[Request]
Skip the pictures. Set down, word for word, the lines from the start of the material up to and including the line with "5.07, 5.071, 5.072];".

[Data shown]
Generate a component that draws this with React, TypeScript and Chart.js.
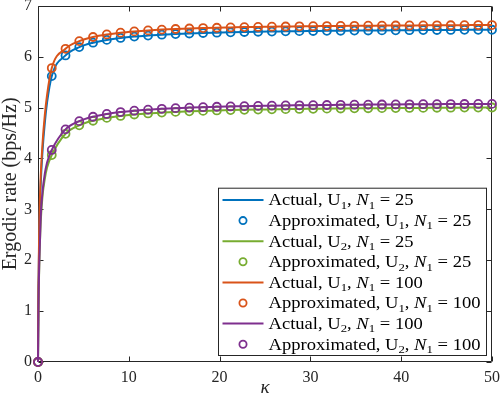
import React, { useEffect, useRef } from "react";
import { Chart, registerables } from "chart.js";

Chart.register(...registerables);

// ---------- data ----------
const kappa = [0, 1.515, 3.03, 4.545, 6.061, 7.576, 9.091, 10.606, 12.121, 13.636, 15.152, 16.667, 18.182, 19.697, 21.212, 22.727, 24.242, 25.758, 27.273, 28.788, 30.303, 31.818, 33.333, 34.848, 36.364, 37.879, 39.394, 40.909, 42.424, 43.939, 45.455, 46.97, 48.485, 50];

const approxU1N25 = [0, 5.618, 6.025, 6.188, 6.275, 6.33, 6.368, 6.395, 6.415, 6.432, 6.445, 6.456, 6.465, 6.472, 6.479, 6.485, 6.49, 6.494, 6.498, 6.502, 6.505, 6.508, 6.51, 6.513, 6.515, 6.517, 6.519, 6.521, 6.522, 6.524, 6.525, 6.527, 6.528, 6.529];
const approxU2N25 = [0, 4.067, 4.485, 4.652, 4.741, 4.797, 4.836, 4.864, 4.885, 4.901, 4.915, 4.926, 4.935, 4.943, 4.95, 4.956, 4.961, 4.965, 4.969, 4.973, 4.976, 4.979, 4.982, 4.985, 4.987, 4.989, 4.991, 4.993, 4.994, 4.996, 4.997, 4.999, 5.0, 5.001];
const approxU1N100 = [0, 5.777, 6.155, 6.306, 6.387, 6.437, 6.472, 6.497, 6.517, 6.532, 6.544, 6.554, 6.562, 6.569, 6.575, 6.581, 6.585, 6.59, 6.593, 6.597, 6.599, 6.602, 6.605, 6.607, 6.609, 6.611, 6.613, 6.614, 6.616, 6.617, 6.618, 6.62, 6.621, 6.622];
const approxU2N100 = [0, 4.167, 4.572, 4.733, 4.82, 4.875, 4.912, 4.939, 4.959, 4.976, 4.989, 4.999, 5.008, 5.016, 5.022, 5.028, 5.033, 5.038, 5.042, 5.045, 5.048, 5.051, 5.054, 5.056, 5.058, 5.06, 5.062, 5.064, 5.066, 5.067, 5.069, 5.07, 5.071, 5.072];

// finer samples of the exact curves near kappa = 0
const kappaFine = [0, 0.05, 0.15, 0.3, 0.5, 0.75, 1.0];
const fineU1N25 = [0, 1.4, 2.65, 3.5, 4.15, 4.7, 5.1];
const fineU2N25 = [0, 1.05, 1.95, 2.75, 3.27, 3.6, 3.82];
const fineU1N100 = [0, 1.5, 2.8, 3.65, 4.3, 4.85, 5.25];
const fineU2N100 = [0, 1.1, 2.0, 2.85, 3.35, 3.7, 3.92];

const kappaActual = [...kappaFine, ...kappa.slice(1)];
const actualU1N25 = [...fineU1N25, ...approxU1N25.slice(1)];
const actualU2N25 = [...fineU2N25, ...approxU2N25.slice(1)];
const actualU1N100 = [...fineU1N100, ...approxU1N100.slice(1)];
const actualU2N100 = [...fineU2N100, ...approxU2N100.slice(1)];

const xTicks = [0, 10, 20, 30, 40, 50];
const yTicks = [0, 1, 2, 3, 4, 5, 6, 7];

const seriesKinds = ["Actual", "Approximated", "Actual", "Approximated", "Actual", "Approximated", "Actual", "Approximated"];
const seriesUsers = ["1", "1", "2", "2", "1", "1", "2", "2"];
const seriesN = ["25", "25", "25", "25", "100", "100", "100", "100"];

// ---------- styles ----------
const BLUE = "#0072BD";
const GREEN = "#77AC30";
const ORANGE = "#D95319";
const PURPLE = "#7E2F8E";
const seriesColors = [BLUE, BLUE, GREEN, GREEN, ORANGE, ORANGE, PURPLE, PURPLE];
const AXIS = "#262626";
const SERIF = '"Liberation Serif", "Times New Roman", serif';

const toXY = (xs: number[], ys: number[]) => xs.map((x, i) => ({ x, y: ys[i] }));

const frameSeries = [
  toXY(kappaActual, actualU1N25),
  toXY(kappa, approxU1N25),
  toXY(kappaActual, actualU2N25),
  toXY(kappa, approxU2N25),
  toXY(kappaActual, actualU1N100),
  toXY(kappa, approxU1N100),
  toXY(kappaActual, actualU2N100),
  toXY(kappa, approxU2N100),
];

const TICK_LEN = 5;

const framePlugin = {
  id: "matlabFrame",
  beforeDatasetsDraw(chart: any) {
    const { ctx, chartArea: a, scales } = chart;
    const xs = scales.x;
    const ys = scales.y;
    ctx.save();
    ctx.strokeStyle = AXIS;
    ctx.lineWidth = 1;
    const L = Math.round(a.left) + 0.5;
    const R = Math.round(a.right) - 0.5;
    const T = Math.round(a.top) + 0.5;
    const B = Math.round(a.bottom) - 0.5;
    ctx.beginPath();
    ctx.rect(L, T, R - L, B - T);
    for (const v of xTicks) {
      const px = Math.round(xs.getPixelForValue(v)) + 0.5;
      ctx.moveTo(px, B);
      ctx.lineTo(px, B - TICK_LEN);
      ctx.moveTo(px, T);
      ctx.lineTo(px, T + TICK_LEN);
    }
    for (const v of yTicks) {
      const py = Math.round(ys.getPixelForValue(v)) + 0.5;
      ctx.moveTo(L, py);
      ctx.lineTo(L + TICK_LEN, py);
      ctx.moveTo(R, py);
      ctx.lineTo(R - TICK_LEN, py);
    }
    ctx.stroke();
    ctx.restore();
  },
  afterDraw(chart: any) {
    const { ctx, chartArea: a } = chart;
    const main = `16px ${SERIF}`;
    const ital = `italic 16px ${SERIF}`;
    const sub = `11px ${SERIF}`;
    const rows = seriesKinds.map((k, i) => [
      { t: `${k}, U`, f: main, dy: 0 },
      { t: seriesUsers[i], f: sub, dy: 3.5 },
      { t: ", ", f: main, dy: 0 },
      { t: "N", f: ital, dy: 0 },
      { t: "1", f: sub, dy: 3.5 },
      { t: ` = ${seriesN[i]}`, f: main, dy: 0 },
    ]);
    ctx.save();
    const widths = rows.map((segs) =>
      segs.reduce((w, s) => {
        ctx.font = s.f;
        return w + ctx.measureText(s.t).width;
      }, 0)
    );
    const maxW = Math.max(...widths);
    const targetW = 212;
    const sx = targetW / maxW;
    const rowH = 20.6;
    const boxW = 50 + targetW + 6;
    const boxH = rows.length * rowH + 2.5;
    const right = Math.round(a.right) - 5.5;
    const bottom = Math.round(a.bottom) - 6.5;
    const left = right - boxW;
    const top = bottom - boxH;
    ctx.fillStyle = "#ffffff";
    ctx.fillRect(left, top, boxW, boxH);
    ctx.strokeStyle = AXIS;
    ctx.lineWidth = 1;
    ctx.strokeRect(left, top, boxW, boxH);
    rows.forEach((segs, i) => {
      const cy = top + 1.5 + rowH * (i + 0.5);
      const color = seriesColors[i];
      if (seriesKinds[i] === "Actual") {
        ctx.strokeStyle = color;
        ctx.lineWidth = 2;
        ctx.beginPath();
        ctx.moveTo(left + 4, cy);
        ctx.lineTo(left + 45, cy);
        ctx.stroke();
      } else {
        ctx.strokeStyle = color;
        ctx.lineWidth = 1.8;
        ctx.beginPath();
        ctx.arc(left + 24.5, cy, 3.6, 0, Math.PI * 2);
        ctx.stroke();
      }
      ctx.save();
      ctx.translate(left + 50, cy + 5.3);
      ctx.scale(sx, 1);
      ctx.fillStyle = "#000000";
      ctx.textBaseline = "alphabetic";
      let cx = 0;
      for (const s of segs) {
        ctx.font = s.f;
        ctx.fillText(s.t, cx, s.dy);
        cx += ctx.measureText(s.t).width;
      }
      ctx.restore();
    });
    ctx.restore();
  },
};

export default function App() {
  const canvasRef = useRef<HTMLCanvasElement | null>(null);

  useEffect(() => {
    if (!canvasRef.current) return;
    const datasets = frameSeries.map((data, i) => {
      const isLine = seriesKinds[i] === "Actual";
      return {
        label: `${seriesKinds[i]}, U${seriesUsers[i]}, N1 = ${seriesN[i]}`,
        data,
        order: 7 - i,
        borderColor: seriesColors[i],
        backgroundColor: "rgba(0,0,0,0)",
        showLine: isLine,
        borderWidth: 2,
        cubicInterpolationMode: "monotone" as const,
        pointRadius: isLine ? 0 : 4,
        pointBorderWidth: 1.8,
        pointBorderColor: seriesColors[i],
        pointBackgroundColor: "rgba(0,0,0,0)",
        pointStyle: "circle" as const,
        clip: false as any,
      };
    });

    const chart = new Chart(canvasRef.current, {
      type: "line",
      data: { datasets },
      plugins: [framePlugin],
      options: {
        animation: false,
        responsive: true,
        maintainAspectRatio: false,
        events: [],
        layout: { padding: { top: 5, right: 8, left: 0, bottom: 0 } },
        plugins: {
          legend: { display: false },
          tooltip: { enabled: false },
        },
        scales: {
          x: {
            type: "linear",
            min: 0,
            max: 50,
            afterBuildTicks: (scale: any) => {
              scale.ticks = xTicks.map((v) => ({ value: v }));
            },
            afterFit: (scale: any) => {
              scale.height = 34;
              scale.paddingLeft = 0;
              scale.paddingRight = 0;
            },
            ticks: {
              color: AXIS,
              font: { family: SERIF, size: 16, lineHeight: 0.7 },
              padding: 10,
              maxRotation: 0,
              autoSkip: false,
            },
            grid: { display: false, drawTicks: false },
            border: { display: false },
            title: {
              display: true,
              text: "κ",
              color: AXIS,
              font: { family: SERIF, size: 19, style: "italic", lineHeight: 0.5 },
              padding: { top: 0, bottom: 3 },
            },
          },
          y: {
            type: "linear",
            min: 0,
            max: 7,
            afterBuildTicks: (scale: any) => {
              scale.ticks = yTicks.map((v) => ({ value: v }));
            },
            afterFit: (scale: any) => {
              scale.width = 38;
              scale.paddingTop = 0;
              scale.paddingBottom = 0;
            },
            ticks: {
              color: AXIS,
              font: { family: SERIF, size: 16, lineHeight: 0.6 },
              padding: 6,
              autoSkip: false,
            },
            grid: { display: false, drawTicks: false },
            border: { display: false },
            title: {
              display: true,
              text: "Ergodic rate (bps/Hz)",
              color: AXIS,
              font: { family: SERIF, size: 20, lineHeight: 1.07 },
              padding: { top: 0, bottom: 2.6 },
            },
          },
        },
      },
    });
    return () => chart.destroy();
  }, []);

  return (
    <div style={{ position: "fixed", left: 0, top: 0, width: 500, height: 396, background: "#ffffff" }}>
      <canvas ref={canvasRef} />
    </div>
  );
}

[Solution]
Generate a component that draws this with React, TypeScript and Chart.js.
import React, { useEffect, useRef } from "react";
import { Chart, registerables } from "chart.js";

Chart.register(...registerables);

// ---------- data ----------
const kappa = [0, 1.515, 3.03, 4.545, 6.061, 7.576, 9.091, 10.606, 12.121, 13.636, 15.152, 16.667, 18.182, 19.697, 21.212, 22.727, 24.242, 25.758, 27.273, 28.788, 30.303, 31.818, 33.333, 34.848, 36.364, 37.879, 39.394, 40.909, 42.424, 43.939, 45.455, 46.97, 48.485, 50];

const approxU1N25 = [0, 5.618, 6.025, 6.188, 6.275, 6.33, 6.368, 6.395, 6.415, 6.432, 6.445, 6.456, 6.465, 6.472, 6.479, 6.485, 6.49, 6.494, 6.498, 6.502, 6.505, 6.508, 6.51, 6.513, 6.515, 6.517, 6.519, 6.521, 6.522, 6.524, 6.525, 6.527, 6.528, 6.529];
const approxU2N25 = [0, 4.067, 4.485, 4.652, 4.741, 4.797, 4.836, 4.864, 4.885, 4.901, 4.915, 4.926, 4.935, 4.943, 4.95, 4.956, 4.961, 4.965, 4.969, 4.973, 4.976, 4.979, 4.982, 4.985, 4.987, 4.989, 4.991, 4.993, 4.994, 4.996, 4.997, 4.999, 5.0, 5.001];
const approxU1N100 = [0, 5.777, 6.155, 6.306, 6.387, 6.437, 6.472, 6.497, 6.517, 6.532, 6.544, 6.554, 6.562, 6.569, 6.575, 6.581, 6.585, 6.59, 6.593, 6.597, 6.599, 6.602, 6.605, 6.607, 6.609, 6.611, 6.613, 6.614, 6.616, 6.617, 6.618, 6.62, 6.621, 6.622];
const approxU2N100 = [0, 4.167, 4.572, 4.733, 4.82, 4.875, 4.912, 4.939, 4.959, 4.976, 4.989, 4.999, 5.008, 5.016, 5.022, 5.028, 5.033, 5.038, 5.042, 5.045, 5.048, 5.051, 5.054, 5.056, 5.058, 5.06, 5.062, 5.064, 5.066, 5.067, 5.069, 5.07, 5.071, 5.072];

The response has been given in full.